Comedian Bob Smith’s parents accepted his homosexuality. His father, a retired state trooper, once attended an Annual Policemen’s Ball where some men sitting with him and his wife (Sue) began to talk about “fags.” His father said, “You know, my son’s gay. And it takes a lot more guts for him to deal with being gay than it does for jerks like you to sit there talking with your mouths full and your heads empty. And I don’t have to listen to it. C’mon, Sue. Let’s sit somewhere else.”

Gracie Allen could make a stand when a stand was necessary. A dry cleaner ruined a dress that she had taken to him, but he refused to pay for the dress. That evening, in the middle of the vaudeville act she performed with her husband, George Burns, she told the audience about the dry-cleaning incident and recommended that they not patronize that particular establishment, then she went on with the act. The next day, the dry cleaner paid her the money for the dress he had ruined.

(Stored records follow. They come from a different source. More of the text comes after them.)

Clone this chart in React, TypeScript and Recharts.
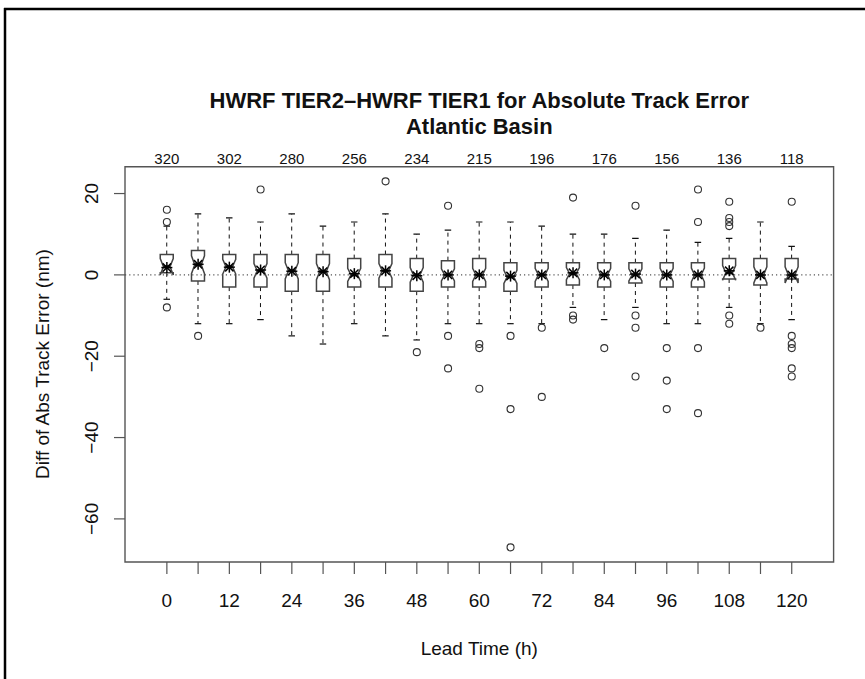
import React from 'react';
import { ComposedChart, Bar, Scatter, XAxis, YAxis, ReferenceLine, ReferenceArea } from 'recharts';

// ---- data ----
const hours = [0, 6, 12, 18, 24, 30, 36, 42, 48, 54, 60, 66, 72, 78, 84, 90, 96, 102, 108, 114, 120];
const lowerWhisker = [-6, -12, -12, -11, -15, -17, -12, -15, -16, -12, -12, -12, -12, -8, -11, -8, -12, -12, -8, -12, -11];
const lowerQuartile = [0.5, -1.5, -3, -3, -4, -4, -3, -3, -4, -3, -3, -4, -3, -2.5, -3, -2, -3, -3, -1, -2.5, -1];
const medians = [2, 2.5, 2, 1, 1, 0.8, 0, 1, 0, 0, 0, -0.5, 0, 0.3, 0, 0, 0, 0, 0.5, 0, 0];
const upperQuartile = [5, 6, 5, 5, 5, 5, 4, 5, 4, 3.5, 4, 3, 3, 3, 3, 3, 3, 3, 4, 4, 4];
const upperWhisker = [12, 15, 14, 13, 15, 12, 13, 15, 10, 11, 13, 13, 12, 10, 10, 9, 11, 8, 9, 13, 7];
const means = [1.8, 2.6, 1.9, 1.2, 0.9, 0.8, 0.3, 1, -0.2, 0, 0, -0.3, 0, 0.5, 0, 0.2, 0, 0, 1, 0, 0];
const notchHalf = [2, 2.2, 1.8, 1.8, 2, 2, 1.6, 1.8, 1.8, 1.5, 1.6, 1.6, 1.6, 1.5, 1.6, 1.5, 1.6, 1.7, 1.8, 2, 2];
const outliers: number[][] = [
  [16, 13, -8], [-15], [], [21], [], [], [], [23], [-19], [17, -15, -23], [-17, -18, -28],
  [-15, -33, -67], [-13, -30], [19, -10, -11], [-18], [17, -10, -13, -25], [-18, -26, -33],
  [21, 13, -18, -34], [18, 14, 13, 12, -10, -12], [-13], [18, -15, -17, -18, -23, -25],
];
const countHours = [0, 12, 24, 36, 48, 60, 72, 84, 96, 108, 120];
const caseCounts = [320, 302, 280, 256, 234, 215, 196, 176, 156, 136, 118];
const labeledHours = [0, 12, 24, 36, 48, 60, 72, 84, 96, 108, 120];
const yTicks = [-60, -40, -20, 0, 20];
const xDomain = [-8.04, 128.04];
const yDomain = [-70.6, 26.6];

const FONT = "'Liberation Sans', Arial, Helvetica, sans-serif";

const rows = hours.map((h, i) => ({
  hour: h,
  range: [lowerWhisker[i], upperWhisker[i]],
  lo: lowerWhisker[i],
  q1: lowerQuartile[i],
  med: medians[i],
  q3: upperQuartile[i],
  hi: upperWhisker[i],
  notch: notchHalf[i],
}));
const outlierPoints = hours.flatMap((h, i) => outliers[i].map((v) => ({ hour: h, value: v })));
const meanPoints = hours.map((h, i) => ({ hour: h, value: means[i] }));
const countRows = countHours.map((h) => ({ hour: h, value: 0 }));

const fmt = (v: number) => (v < 0 ? '\u2212' + Math.abs(v) : String(v));

function BoxShape(props: any) {
  const { x, y, width, height, payload } = props;
  if (payload == null || height == null) return null;
  const { lo, q1, med, q3, hi, notch } = payload;
  const px = (v: number) => y + ((hi - v) / (hi - lo)) * height;
  const cx = x + width / 2;
  const hw = width / 2;
  const xl = cx - hw, xr = cx + hw, xln = cx - hw * 0.5, xrn = cx + hw * 0.5;
  const nLo = med - notch, nHi = med + notch;
  const pts = [
    [xl, px(q1)], [xl, px(nLo)], [xln, px(med)], [xl, px(nHi)], [xl, px(q3)],
    [xr, px(q3)], [xr, px(nHi)], [xrn, px(med)], [xr, px(nLo)], [xr, px(q1)],
  ].map((p) => p.join(',')).join(' ');
  const st = hw * 0.5;
  return (
    <g>
      <line x1={cx} x2={cx} y1={px(q3)} y2={px(hi)} stroke="#111" strokeWidth={1} strokeDasharray="4 4" />
      <line x1={cx} x2={cx} y1={px(q1)} y2={px(lo)} stroke="#111" strokeWidth={1} strokeDasharray="4 4" />
      <line x1={cx - st} x2={cx + st} y1={px(hi)} y2={px(hi)} stroke="#111" strokeWidth={1.2} />
      <line x1={cx - st} x2={cx + st} y1={px(lo)} y2={px(lo)} stroke="#111" strokeWidth={1.2} />
      <polygon points={pts} fill="#fff" stroke="#444" strokeWidth={1.5} />
      <line x1={xln} x2={xrn} y1={px(med)} y2={px(med)} stroke="#111" strokeWidth={3} />
    </g>
  );
}

function OutlierShape(props: any) {
  const { cx, cy } = props;
  if (cx == null || cy == null) return null;
  return <circle cx={cx} cy={cy} r={3.5} fill="none" stroke="#333" strokeWidth={1.1} />;
}

function MeanShape(props: any) {
  const { cx, cy } = props;
  if (cx == null || cy == null) return null;
  const a = 5.5, d = 4.2;
  return (
    <g stroke="#000" strokeWidth={1.5}>
      <line x1={cx - a} x2={cx + a} y1={cy} y2={cy} />
      <line x1={cx} x2={cx} y1={cy - a} y2={cy + a} />
      <line x1={cx - d} x2={cx + d} y1={cy - d} y2={cy + d} />
      <line x1={cx - d} x2={cx + d} y1={cy + d} y2={cy - d} />
    </g>
  );
}

function YTick(props: any) {
  const { x, y, payload } = props;
  const bx = x - 14;
  return (
    <text x={bx} y={y} transform={`rotate(-90 ${bx} ${y})`} textAnchor="middle" fontFamily={FONT} fontSize={19} fill="#111">
      {fmt(payload.value)}
    </text>
  );
}

function XTick(props: any) {
  const { x, y, payload } = props;
  if (!labeledHours.includes(payload.value)) return null;
  return (
    <text x={x} y={y + 31} textAnchor="middle" fontFamily={FONT} fontSize={19} fill="#111">
      {payload.value}
    </text>
  );
}

function TopTick(props: any) {
  const { x, y, payload } = props;
  const idx = countHours.indexOf(payload.value);
  if (idx < 0) return null;
  return (
    <text x={x} y={y - 3} textAnchor="middle" fontFamily={FONT} fontSize={15} fill="#111">
      {caseCounts[idx]}
    </text>
  );
}

export default function App() {
  const W = 865, H = 679;
  return (
    <div style={{ position: 'relative', width: W, height: H, background: '#fff', overflow: 'hidden' }}>
      <style>{'body{margin:0;}'}</style>
      <ComposedChart width={W} height={H} data={rows} margin={{ top: 136.7, right: 31.4, bottom: 0, left: 0 }}>
        <XAxis
          xAxisId="top"
          orientation="top"
          type="number"
          dataKey="hour"
          domain={xDomain}
          allowDataOverflow
          ticks={countHours}
          height={30}
          axisLine={false}
          tickLine={false}
          tickSize={0}
          tickMargin={0}
          tick={<TopTick />}
          interval={0}
        />
        <XAxis
          type="number"
          dataKey="hour"
          domain={xDomain}
          allowDataOverflow
          ticks={hours}
          interval={0}
          height={117}
          axisLine={false}
          tickSize={12}
          tickMargin={2}
          tickLine={{ stroke: '#555', strokeWidth: 1.2 }}
          tick={<XTick />}
        />
        <YAxis
          type="number"
          domain={yDomain}
          allowDataOverflow
          ticks={yTicks}
          interval={0}
          width={125}
          axisLine={false}
          tickSize={11}
          tickMargin={2}
          tickLine={{ stroke: '#555', strokeWidth: 1.2 }}
          tick={<YTick />}
        />
        <ReferenceLine y={0} stroke="#555" strokeWidth={1.2} strokeDasharray="1.2 3" />
        <Bar dataKey="range" barSize={13} shape={<BoxShape />} isAnimationActive={false} />
        <Scatter data={outlierPoints} dataKey="value" shape={<OutlierShape />} isAnimationActive={false} />
        <Scatter data={meanPoints} dataKey="value" shape={<MeanShape />} isAnimationActive={false} />
        <Scatter xAxisId="top" data={countRows} dataKey="value" shape={() => null} isAnimationActive={false} />
        <ReferenceArea
          x1={xDomain[0]}
          x2={xDomain[1]}
          y1={yDomain[0]}
          y2={yDomain[1]}
          fill="none"
          fillOpacity={0}
          stroke="#555"
          strokeWidth={1.4}
          ifOverflow="visible"
        />
      </ComposedChart>
      <svg width={W} height={H} style={{ position: 'absolute', left: 0, top: 0, pointerEvents: 'none' }}>
        <line x1={5} x2={5} y1={8} y2={H + 5} stroke="#000" strokeWidth={2.5} />
        <line x1={4} x2={W + 5} y1={9} y2={9} stroke="#000" strokeWidth={2.5} />
        <text x={479.3} y={108} textAnchor="middle" fontFamily={FONT} fontWeight="bold" fontSize={22} fill="#111">
          HWRF TIER2–HWRF TIER1 for Absolute Track Error
        </text>
        <text x={479.3} y={134} textAnchor="middle" fontFamily={FONT} fontWeight="bold" fontSize={22} fill="#111">
          Atlantic Basin
        </text>
        <text x={49} y={364} transform="rotate(-90 49 364)" textAnchor="middle" fontFamily={FONT} fontSize={19} fill="#111">
          Diff of Abs Track Error (nm)
        </text>
        <text x={479.3} y={655} textAnchor="middle" fontFamily={FONT} fontSize={19} fill="#111">
          Lead Time (h)
        </text>
      </svg>
    </div>
  );
}
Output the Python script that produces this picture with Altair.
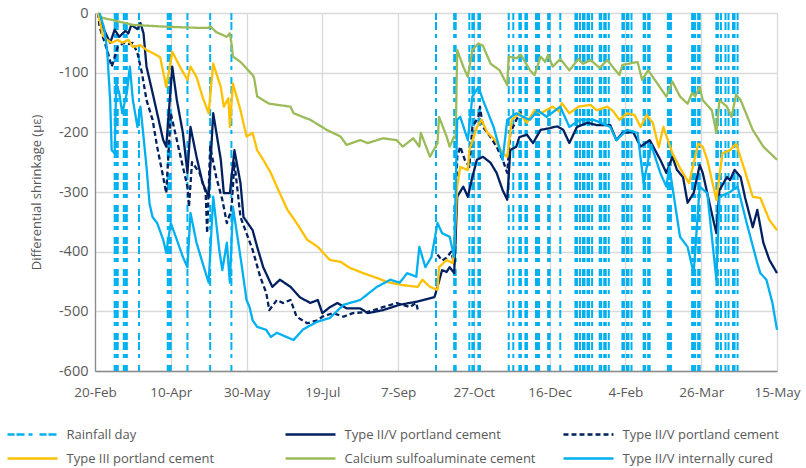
import altair as alt
import pandas as pd

START = pd.Timestamp("2012-02-20")
END = pd.Timestamp("2013-05-15")

# legend / series definitions (note second Type II/V has a trailing space to keep it distinct)
series_names = ["Rainfall day", "Type II/V portland cement", "Type II/V portland cement ",
                "Type III portland cement", "Calcium sulfoaluminate cement", "Type II/V internally cured"]
series_colors = ["#00B0F0", "#002060", "#002060", "#FFC000", "#9BBB59", "#00B0F0"]
series_dash = [[7, 2, 8, 4, 4, 7], [1, 0], [5, 3], [1, 0], [1, 0], [1, 0]]

# rainfall days (days after 20-Feb-2012)
rain_days = [13, 14, 15, 19, 20, 21, 29, 48, 49, 50, 61, 76, 90, 225, 237, 238, 247, 249, 250, 253, 254,
             273, 276, 280, 281, 284, 285, 291, 292, 293, 299, 300, 307, 317, 318, 320, 322, 323, 325, 326,
             328, 333, 334, 336, 337, 339, 348, 349, 351, 352, 354, 362, 363, 365, 366, 378, 379, 380,
             394, 395, 396, 398, 399, 410, 411, 413, 416, 418, 421, 422, 424]

# (day, differential shrinkage µε)
type25_solid = [(2, 0), (5, -23), (10, -50), (13, -28), (16, -40), (20, -30), (22, -34), (24, -20), (28, -27),
                (30, -17), (32, -34), (34, -90), (38, -134), (45, -213), (47, -224), (51, -90), (54, -146),
                (58, -201), (61, -268), (63, -191), (67, -241), (71, -285), (75, -308), (78, -168), (83, -246),
                (85, -302), (89, -302), (92, -230), (96, -285), (98, -342), (104, -364), (107, -392), (111, -426),
                (117, -459), (122, -447), (129, -459), (135, -476), (142, -486), (147, -481), (150, -503),
                (155, -493), (160, -486), (166, -495), (175, -495), (180, -503), (190, -498), (201, -489),
                (212, -484), (224, -476), (226, -459), (229, -431), (232, -434), (234, -426), (237, -436),
                (239, -308), (243, -291), (246, -308), (249, -275), (252, -246), (256, -241), (261, -251),
                (265, -268), (269, -297), (272, -313), (274, -230), (278, -224), (280, -208), (285, -204),
                (289, -218), (294, -196), (300, -193), (305, -190), (309, -196), (313, -218), (318, -191),
                (325, -184), (331, -188), (340, -188), (344, -213), (348, -201), (355, -199), (360, -224),
                (366, -213), (373, -246), (377, -268), (381, -241), (384, -263), (388, -275), (391, -318),
                (395, -302), (399, -255), (401, -268), (406, -325), (410, -369), (412, -297), (417, -275),
                (419, -280), (422, -263), (426, -275), (429, -310), (434, -359), (437, -330), (441, -385),
                (445, -414), (450, -436)]

type25_dash_a = [(2, 0), (3, -23), (8, -62), (11, -90), (13, -74), (15, -57), (19, -50), (22, -52), (25, -50),
                 (28, -67), (31, -101), (34, -146), (38, -179), (41, -224), (45, -275), (47, -302), (50, -168),
                 (54, -213), (58, -258), (61, -291), (62, -325), (64, -250), (69, -268), (73, -300), (74, -369),
                 (76, -224), (80, -275), (84, -313), (87, -352), (90, -330), (92, -251), (96, -342), (104, -397),
                 (109, -442), (113, -469), (115, -498), (120, -481), (124, -486), (129, -481), (133, -509),
                 (140, -520), (147, -515), (150, -509), (157, -503), (164, -509), (170, -503), (180, -501),
                 (190, -493), (199, -486), (208, -493), (210, -489), (212, -486), (213, -498)]
type25_dash_b = [(226, -405), (229, -415), (232, -410), (235, -400), (237, -420), (239, -241), (241, -224),
                 (244, -246), (247, -258), (249, -191), (253, -174), (254, -157), (256, -191), (261, -208),
                 (265, -224), (269, -246), (272, -268), (274, -201), (278, -179), (281, -165)]

type3 = [(2, 0), (4, -23), (5, -37), (8, -45), (11, -50), (15, -45), (18, -50), (22, -45), (25, -57), (30, -54),
         (34, -62), (38, -67), (43, -74), (47, -124), (51, -65), (56, -90), (61, -112), (63, -90), (67, -107),
         (71, -141), (75, -168), (78, -85), (83, -124), (85, -157), (88, -143), (89, -191), (91, -118),
         (96, -163), (100, -207), (104, -201), (107, -230), (111, -246), (116, -268), (121, -297), (127, -330),
         (133, -352), (140, -380), (147, -392), (155, -414), (162, -417), (168, -427), (177, -436), (186, -444),
         (193, -451), (203, -456), (213, -459), (216, -447), (221, -459), (226, -464), (227, -426), (232, -414),
         (236, -419), (237, -394), (239, -291), (241, -258), (246, -263), (247, -230), (252, -191), (255, -179),
         (259, -201), (264, -213), (269, -235), (272, -241), (275, -179), (280, -168), (285, -184), (290, -163),
         (294, -168), (302, -157), (306, -165), (308, -151), (313, -168), (319, -157), (327, -154), (331, -163),
         (338, -157), (342, -165), (346, -179), (351, -168), (356, -171), (360, -191), (364, -171), (368, -184),
         (372, -225), (375, -191), (381, -235), (386, -260), (392, -285), (398, -219), (401, -224), (404, -246),
         (410, -313), (414, -235), (419, -230), (423, -219), (428, -258), (434, -308), (439, -310), (445, -347),
         (450, -364)]

csa = [(3, -5), (5, -8), (25, -20), (47, -23), (69, -25), (75, -25), (76, -22), (80, -32), (87, -40), (89, -34),
       (90, -50), (91, -73), (96, -82), (104, -104), (105, -109), (107, -140), (111, -146), (115, -152),
       (129, -157), (131, -168), (142, -179), (153, -196), (162, -207), (166, -221), (175, -213), (180, -218),
       (190, -210), (199, -213), (203, -224), (210, -210), (214, -224), (215, -201), (221, -241), (226, -218),
       (227, -174), (232, -207), (234, -224), (237, -207), (238, -210), (239, -62), (243, -90), (246, -107),
       (249, -62), (253, -51), (256, -55), (261, -85), (267, -96), (272, -121), (273, -73), (278, -76),
       (281, -70), (287, -96), (290, -104), (294, -73), (297, -82), (299, -70), (302, -90), (307, -77),
       (313, -96), (319, -77), (322, -85), (327, -79), (333, -92), (338, -79), (346, -104), (348, -87),
       (358, -82), (361, -112), (365, -96), (368, -107), (377, -140), (381, -115), (386, -140), (391, -152),
       (394, -134), (396, -140), (399, -124), (401, -146), (407, -163), (410, -201), (412, -146), (417, -157),
       (420, -174), (423, -137), (426, -146), (434, -196), (441, -224), (450, -246)]

type25_ic = [(3, 0), (6, -25), (8, -62), (10, -146), (11, -230), (13, -235), (14, -118), (16, -134), (18, -168),
             (21, -134), (23, -90), (25, -146), (28, -191), (30, -157), (34, -258), (36, -320), (38, -342),
             (41, -352), (45, -380), (47, -402), (50, -352), (54, -380), (58, -409), (61, -426), (63, -335),
             (67, -385), (71, -419), (75, -452), (78, -308), (82, -397), (84, -431), (87, -385), (89, -452),
             (91, -325), (96, -409), (100, -481), (102, -493), (104, -515), (107, -526), (113, -531), (116, -543),
             (120, -536), (131, -548), (137, -531), (146, -518), (155, -511), (164, -489), (175, -481),
             (186, -459), (195, -447), (201, -452), (206, -436), (212, -442), (214, -392), (218, -426),
             (222, -409), (226, -352), (229, -369), (234, -375), (237, -409), (239, -179), (241, -174),
             (246, -213), (249, -140), (253, -124), (256, -146), (263, -191), (269, -246), (272, -179),
             (278, -168), (280, -171), (287, -179), (292, -163), (298, -174), (307, -157), (313, -191),
             (320, -179), (329, -179), (340, -191), (344, -213), (351, -196), (358, -201), (362, -285),
             (367, -221), (373, -268), (377, -291), (379, -258), (386, -375), (391, -392), (395, -436),
             (399, -291), (404, -302), (410, -447), (412, -308), (419, -300), (424, -291), (430, -352),
             (437, -419), (439, -436), (443, -447), (447, -486), (450, -531)]

x_tick_dates = ["2012-02-20", "2012-04-10", "2012-05-30", "2012-07-19", "2012-09-07",
                "2012-10-27", "2012-12-16", "2013-02-04", "2013-03-26", "2013-05-15"]
y_ticks = [0, -100, -200, -300, -400, -500, -600]


def ms(ts):
    return int(pd.Timestamp(ts).value // 10**6)


def day_ms(d):
    return ms(START + pd.Timedelta(days=d))


rows = []
for name, seg, pts in [(series_names[1], "a", type25_solid),
                       (series_names[2], "a", type25_dash_a),
                       (series_names[2], "b", type25_dash_b),
                       (series_names[3], "a", type3),
                       (series_names[4], "a", csa),
                       (series_names[5], "a", type25_ic)]:
    for d, v in pts:
        rows.append({"date": day_ms(d), "value": v, "series": name, "seg": seg})
df = pd.DataFrame(rows)
rain_df = pd.DataFrame({"date": [day_ms(d) for d in rain_days], "series": series_names[0]})

FONT = "Open Sans"
GRAY = "#595959"

x_enc = alt.X("date:T",
              scale=alt.Scale(type="utc", domain=[ms(START), ms(END)]),
              axis=alt.Axis(title=None, values=[ms(t) for t in x_tick_dates], format="%-d-%b",
                            labelFont=FONT, labelFontSize=13.5, labelColor=GRAY, labelPadding=14,
                            ticks=False, grid=True, gridColor="#D9D9D9", gridWidth=1.3,
                            domainColor="#8C8C8C", domainWidth=1.3, labelFlush=False))
y_enc = alt.Y("value:Q",
              scale=alt.Scale(domain=[-600, 0], nice=False),
              axis=alt.Axis(title="Differential shrinkage  (µε)", values=y_ticks,
                            labelExpr="datum.value == 0 ? '0' : '-' + abs(datum.value)",
                            labelFont=FONT, labelFontSize=14.5, labelColor=GRAY, labelPadding=7,
                            titleFont=FONT, titleFontSize=13, titleColor=GRAY, titleFontWeight="normal",
                            titlePadding=15, ticks=False, grid=True, gridColor="#D9D9D9", gridWidth=1.3,
                            domainColor="#8C8C8C", domainWidth=1.3))

legend = alt.Legend(title=None, orient="none", legendX=-76.5, legendY=407.5, columns=3,
                    direction="horizontal",
                    symbolType="M-2,0L2,0", symbolSize=625, symbolStrokeWidth=2.5,
                    labelOffset=20, gridAlign="all", columnPadding=22, rowPadding=3, padding=0,
                    labelFont=FONT, labelFontSize=13, labelColor=GRAY, labelLimit=400)
color_scale = alt.Scale(domain=series_names, range=series_colors)
dash_scale = alt.Scale(domain=series_names, range=series_dash)
color_enc = alt.Color("series:N", scale=color_scale, legend=legend)
dash_enc = alt.StrokeDash("series:N", scale=dash_scale, legend=legend)

rain = alt.Chart(rain_df).mark_rule(strokeWidth=2).encode(x=x_enc, color=color_enc, strokeDash=dash_enc)

layers = [rain]
for name in series_names[1:]:
    layers.append(
        alt.Chart(df).transform_filter(alt.datum.series == name)
        .mark_line(strokeWidth=2.3, strokeJoin="round")
        .encode(x=x_enc, y=y_enc, color=color_enc, strokeDash=dash_enc, detail="seg:N")
    )

chart = alt.layer(*layers).properties(
    width=682, height=358,
    autosize=alt.AutoSizeParams(type="none"),
    padding={"left": 95, "top": 13, "right": 29, "bottom": 97},
).configure_view(stroke=None).configure(background="white")

chart.save("out.html", embed_options={"renderer": "svg", "actions": False})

The very dignified Greer Garson guested on Jimmy Durante’s program. She didn’t know anything about comedy and asked Mr. Durante what would happen if the show wasn’t funny. Mr. Durante replied, “Then, Miss Garson, we’re all gonna be in the toilet together.”

Lucia Rijker is a European boxing champion whose nickname is “Lady Ali.” After winning a boxing match against a tough opponent, she ran over to her trainer and tried to jump into his arms, but he was a new trainer, and he was much smaller than her old trainer. So, to celebrate her victory, she picked him up and lifted him over her head.